Whilst it’s easier to hire someone who is already motivated, it’s still important to help motivate current team members. Below are some key points you can action immediately:

Get To Know Your People

When was the last time you had a meaningful conversation with your team members one-on-one? Learning about them as individuals will help you understand what their passions are, what their values are and what motivates them. What motivates one person in the team may not motivate another.

Be willing to take the time to meet and listen to each team member, and start to pinpoint what drives them. Observe their interactions with others too, which will help you understand their recognition preferences. Do they prefer public recognition when they achieve goals? Or is a subtle pat on the back away from others much more meaningful to them? 

Show compassion and give team members the opportunity to express fears and hopes, showing you care. It’s important as the leader to be authentic, and not to use these conversations to manipulate. 

Set Realistic But Challenging Goals

“If you’re bored with life – you don’t get up every morning with a burning desire to do things – you don’t have enough goals.” –Lou Holtz

The best people like to be stretched outside of their comfort zone.
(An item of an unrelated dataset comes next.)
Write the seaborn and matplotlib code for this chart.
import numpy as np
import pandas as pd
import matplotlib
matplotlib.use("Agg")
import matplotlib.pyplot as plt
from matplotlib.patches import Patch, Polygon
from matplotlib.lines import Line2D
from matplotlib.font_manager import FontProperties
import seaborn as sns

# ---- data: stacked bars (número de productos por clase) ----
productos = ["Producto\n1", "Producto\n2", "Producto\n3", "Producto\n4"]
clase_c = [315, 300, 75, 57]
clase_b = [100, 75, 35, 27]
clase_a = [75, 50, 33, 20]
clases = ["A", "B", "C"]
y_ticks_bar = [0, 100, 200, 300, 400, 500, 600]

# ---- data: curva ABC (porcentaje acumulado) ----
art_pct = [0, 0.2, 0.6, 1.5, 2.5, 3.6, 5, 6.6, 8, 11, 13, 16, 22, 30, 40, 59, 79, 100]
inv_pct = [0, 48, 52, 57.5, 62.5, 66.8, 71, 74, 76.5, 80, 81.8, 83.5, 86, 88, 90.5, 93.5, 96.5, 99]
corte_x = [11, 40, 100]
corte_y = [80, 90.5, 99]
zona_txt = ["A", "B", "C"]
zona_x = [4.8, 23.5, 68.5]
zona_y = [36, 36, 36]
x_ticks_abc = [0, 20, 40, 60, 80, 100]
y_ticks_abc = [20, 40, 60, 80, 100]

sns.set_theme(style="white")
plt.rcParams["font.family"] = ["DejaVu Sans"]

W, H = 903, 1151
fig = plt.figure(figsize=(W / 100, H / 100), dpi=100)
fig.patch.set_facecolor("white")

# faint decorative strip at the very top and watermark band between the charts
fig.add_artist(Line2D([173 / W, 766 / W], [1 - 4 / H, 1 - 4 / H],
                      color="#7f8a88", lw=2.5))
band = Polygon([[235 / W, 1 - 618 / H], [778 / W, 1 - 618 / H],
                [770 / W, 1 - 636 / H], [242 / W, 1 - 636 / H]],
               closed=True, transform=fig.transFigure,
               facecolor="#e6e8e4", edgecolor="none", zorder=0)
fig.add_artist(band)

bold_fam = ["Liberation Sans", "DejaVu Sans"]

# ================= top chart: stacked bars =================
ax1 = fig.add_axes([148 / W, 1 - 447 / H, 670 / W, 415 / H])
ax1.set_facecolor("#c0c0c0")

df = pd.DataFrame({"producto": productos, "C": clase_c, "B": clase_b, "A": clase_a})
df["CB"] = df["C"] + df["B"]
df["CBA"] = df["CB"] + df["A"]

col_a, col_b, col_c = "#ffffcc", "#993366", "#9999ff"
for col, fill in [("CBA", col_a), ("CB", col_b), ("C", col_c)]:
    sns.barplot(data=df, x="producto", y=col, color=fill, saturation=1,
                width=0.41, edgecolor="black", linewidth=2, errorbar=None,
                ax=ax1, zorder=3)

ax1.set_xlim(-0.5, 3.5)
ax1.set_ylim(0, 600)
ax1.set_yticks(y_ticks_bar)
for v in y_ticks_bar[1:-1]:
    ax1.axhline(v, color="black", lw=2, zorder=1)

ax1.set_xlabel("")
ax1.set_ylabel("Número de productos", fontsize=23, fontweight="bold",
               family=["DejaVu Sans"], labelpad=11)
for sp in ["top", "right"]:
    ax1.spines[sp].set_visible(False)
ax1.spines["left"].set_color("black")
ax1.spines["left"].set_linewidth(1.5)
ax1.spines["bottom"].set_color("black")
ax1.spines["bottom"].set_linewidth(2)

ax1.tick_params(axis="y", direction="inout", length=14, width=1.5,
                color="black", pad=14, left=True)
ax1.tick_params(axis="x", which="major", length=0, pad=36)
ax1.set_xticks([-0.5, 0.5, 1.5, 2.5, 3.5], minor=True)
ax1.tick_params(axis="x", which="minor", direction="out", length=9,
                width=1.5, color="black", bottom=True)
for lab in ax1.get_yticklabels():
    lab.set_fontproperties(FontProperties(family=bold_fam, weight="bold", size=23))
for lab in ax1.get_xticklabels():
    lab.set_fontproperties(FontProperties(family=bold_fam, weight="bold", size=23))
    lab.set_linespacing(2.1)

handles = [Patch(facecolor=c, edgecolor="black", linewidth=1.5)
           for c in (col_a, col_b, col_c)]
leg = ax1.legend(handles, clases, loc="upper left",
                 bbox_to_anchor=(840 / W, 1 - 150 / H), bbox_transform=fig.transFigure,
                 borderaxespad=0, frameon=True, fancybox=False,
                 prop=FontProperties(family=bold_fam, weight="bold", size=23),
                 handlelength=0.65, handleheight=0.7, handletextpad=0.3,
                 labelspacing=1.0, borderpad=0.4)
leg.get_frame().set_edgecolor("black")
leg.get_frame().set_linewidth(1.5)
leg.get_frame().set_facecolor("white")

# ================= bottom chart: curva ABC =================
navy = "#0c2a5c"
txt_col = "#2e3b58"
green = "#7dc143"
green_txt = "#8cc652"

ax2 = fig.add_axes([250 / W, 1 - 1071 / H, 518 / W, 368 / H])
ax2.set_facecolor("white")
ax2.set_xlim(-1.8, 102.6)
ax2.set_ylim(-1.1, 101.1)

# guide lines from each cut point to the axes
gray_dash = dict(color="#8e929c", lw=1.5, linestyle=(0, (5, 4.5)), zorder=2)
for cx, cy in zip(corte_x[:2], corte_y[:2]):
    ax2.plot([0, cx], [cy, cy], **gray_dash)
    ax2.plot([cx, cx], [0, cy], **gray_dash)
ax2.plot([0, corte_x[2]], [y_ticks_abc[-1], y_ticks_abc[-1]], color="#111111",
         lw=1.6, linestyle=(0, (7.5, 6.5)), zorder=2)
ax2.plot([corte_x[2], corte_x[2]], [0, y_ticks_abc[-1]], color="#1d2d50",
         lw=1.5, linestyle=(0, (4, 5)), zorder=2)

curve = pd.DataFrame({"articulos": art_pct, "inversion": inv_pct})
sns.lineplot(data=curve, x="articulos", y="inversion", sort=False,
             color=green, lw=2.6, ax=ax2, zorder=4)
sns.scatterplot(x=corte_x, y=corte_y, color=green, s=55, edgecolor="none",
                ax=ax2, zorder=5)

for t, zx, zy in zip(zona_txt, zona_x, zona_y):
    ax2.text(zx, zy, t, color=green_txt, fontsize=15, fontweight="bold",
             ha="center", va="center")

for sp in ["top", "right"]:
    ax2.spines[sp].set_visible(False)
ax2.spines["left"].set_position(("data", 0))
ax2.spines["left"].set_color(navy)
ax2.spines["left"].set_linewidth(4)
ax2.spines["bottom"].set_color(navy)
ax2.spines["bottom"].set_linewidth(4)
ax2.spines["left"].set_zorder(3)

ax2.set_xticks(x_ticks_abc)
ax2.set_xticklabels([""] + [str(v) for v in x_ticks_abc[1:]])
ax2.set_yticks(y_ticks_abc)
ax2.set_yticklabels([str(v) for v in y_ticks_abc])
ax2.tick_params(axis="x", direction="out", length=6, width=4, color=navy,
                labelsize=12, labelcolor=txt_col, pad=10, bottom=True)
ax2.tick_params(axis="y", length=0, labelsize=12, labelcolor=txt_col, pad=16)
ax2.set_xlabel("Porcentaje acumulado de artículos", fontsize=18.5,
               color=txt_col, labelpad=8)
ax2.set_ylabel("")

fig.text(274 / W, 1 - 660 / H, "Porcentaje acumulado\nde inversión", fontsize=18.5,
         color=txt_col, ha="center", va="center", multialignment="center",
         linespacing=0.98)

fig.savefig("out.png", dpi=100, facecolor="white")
However, it is important to set goals that are balanced between challenging and realistic. Too high and they will have the opposite effect by demotivating your employees. Too low, and they are uninspiring. 
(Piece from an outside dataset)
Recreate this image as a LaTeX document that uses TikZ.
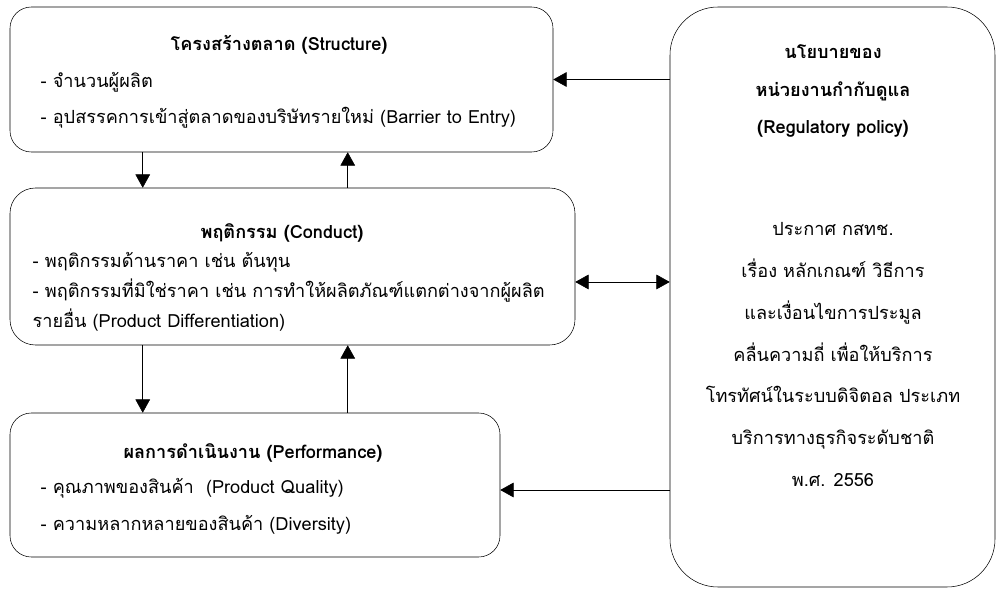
\documentclass[tikz,border=0pt]{standalone}
\usepackage{fontspec}
\newfontfamily\thaifont[Script=Thai]{Loma}
\usetikzlibrary{arrows.meta,fit,positioning}
\tikzset{
    -{Triangle[length=10pt,width=11pt]}, line width=1.4pt,
    box/.style = {draw, rounded corners=16pt, inner sep=0pt},
    policy/.style = {draw, rounded corners=36pt, inner sep=0pt},
    head/.style = {font=\thaifont\bfseries\fontsize{13.6}{#1}\selectfont, align=center},
    head/.default = 28pt,
    body/.style = {font=\thaifont\fontsize{13.6}{#1}\selectfont, align=left, anchor=west},
    body/.default = 27pt,
    note/.style = {font=\thaifont\fontsize{13.6}{31.4pt}\selectfont, align=center},
    bidirected/.style = {{Triangle[length=10pt,width=11pt]}-{Triangle[length=10pt,width=11pt]}}
}
\begin{document}
\begin{tikzpicture}[x=0.75pt, y=-0.75pt]
    \useasboundingbox (0,0) rectangle (997,589);
    % boxes
    \node[box, fit={(10,7) (553,152)}] (struct) {};
    \node[box, rounded corners=19pt, fit={(10,188) (575,345)}] (conduct) {};
    \node[box, fit={(10,413) (500,557)}] (perf) {};
    \node[policy, fit={(670,7) (995,587)}] (policy) {};

    % texts
    \node[head] (structT) at (279,45) {โครงสร้างตลาด (Structure)};
    \node[body] (structB) at (36,100) {- จำนวนผู้ผลิต\\- อุปสรรคการเข้าสู่ตลาดของบริษัทรายใหม่ (Barrier to Entry)};
    \node[head] (conductT) at (282,233) {พฤติกรรม (Conduct)};
    \node[body=22.5pt] (conductB) at (28,292) {- พฤติกรรมด้านราคา เช่น ต้นทุน\\- พฤติกรรมที่มิใช่ราคา เช่น การทำให้ผลิตภัณฑ์แตกต่างจากผู้ผลิต\\รายอื่น (Product Differentiation)};
    \node[head] (perfT) at (253,453) {ผลการดำเนินงาน (Performance)};
    \node[body=27.75pt] (perfB) at (36,506.5) {- คุณภาพของสินค้า~~(Product Quality)\\- ความหลากหลายของสินค้า (Diversity)};
    \node[head] (policyT) at (833,91) {นโยบายของ\\หน่วยงานกำกับดูแล\\(Regulatory policy)};
    \node[note] (policyB) at (833,354.5) {ประกาศ กสทช.\\เรื่อง หลักเกณฑ์ วิธีการ\\และเงื่อนไขการประมูล\\คลื่นความถี่ เพื่อให้บริการ\\โทรทัศน์ในระบบดิจิตอล ประเภท\\บริการทางธุรกิจระดับชาติ\\พ.ศ. 2556};

    % arrows
    \draw ([xshift=99.75pt]struct.south west) -- ([xshift=99.75pt]conduct.north west);
    \draw ([xshift=253.5pt]conduct.north west) -- ([xshift=253.5pt]struct.south west);
    \draw ([xshift=99.75pt]conduct.south west) -- ([xshift=99.75pt]perf.north west);
    \draw ([xshift=253.5pt]perf.north west) -- ([xshift=253.5pt]conduct.south west);
    \draw (policy.west |- struct.east) -- (struct.east);
    \draw[bidirected] ([yshift=-11.6pt]conduct.east) -- ([yshift=-11.6pt]conduct.east -| policy.west);
    \draw ([yshift=-3.75pt]perf.east -| policy.west) -- ([yshift=-3.75pt]perf.east);
\end{tikzpicture}
\end{document}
Allow your team members to be part of the decision making process with goal setting. This gives an added layer of commitment as they have accepted the targets and KPI’s, and will be more willing to work towards them. 
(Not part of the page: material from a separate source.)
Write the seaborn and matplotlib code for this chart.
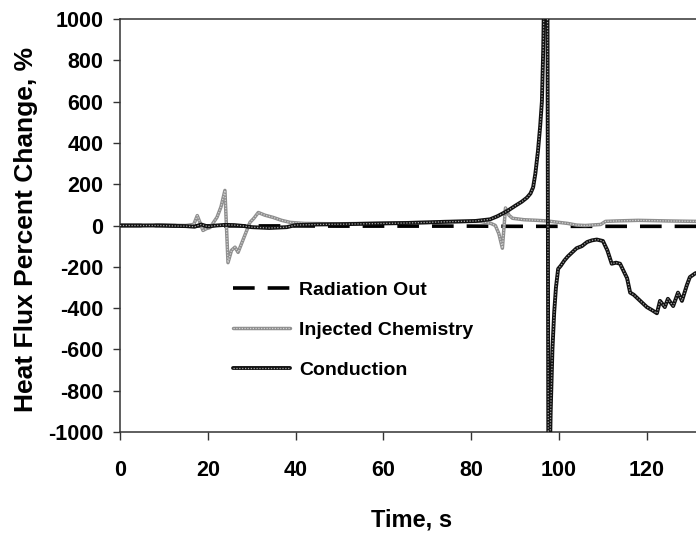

Share Progress And Positive Feedback

By highlighting the progress you are making as a team, or they are making as individuals, you are nudging them forward in the right direction, towards success. This will give your team more confidence and a sense of accomplishment. 

This is called the progress principle: Of all the things that can boost emotions, motivation, and perceptions during a workday, the single most important is making progress in meaningful work.

Create a Motivating Workplace Culture

Most of us have worked in an organisation with poor culture at some point in our lives. Micro-management, restrictive processes, irrational and reactive superiors, high absenteeism and staff turnover…

Herzberg’s ‘hygiene’ factors provide a simple model of factors that affect workplace culture. What causes job satisfaction, and job dissatisfaction. Watch the 1 minute video below.

Provide Intrinsic and Extrinsic Rewards

Daniel Pink explains in his book, “Drive: The Surprising Truth About What Motivates Us,” that there is more than just salary increases and bonuses to motivate people. (Although, that is nice too) He describes the three elements of true motivation—autonomy, mastery, and purpose. 

When providing extrinsic rewards – ie a bonus or salary increase – it’s important to make sure it is fair. As a general principle, financial rewards should match the relative value of contribution, according to the market assessment for any particular kind of work. If the pay increase is too low it can be demoralizing. Employee behavior should also be recognized and included when considering raises, bonuses and/or promotions and employees should feel this connection between the two. 

Intrinsic rewards, those that focus on providing autonomy, mastery, and purpose can include opportunities for professional development and growth. Supporting your team members to accomplish their goals, providing recognition, giving them more freedom in the way they work and allowing them to/encouraging them to continue learning.

Remember, to become an efficient leader, you must be self-motivated. Know your identity, your needs and have a strong urge to achieve your goals. Once you are self-motivated, you can motivate others to achieve their goals and the goals of the organisation.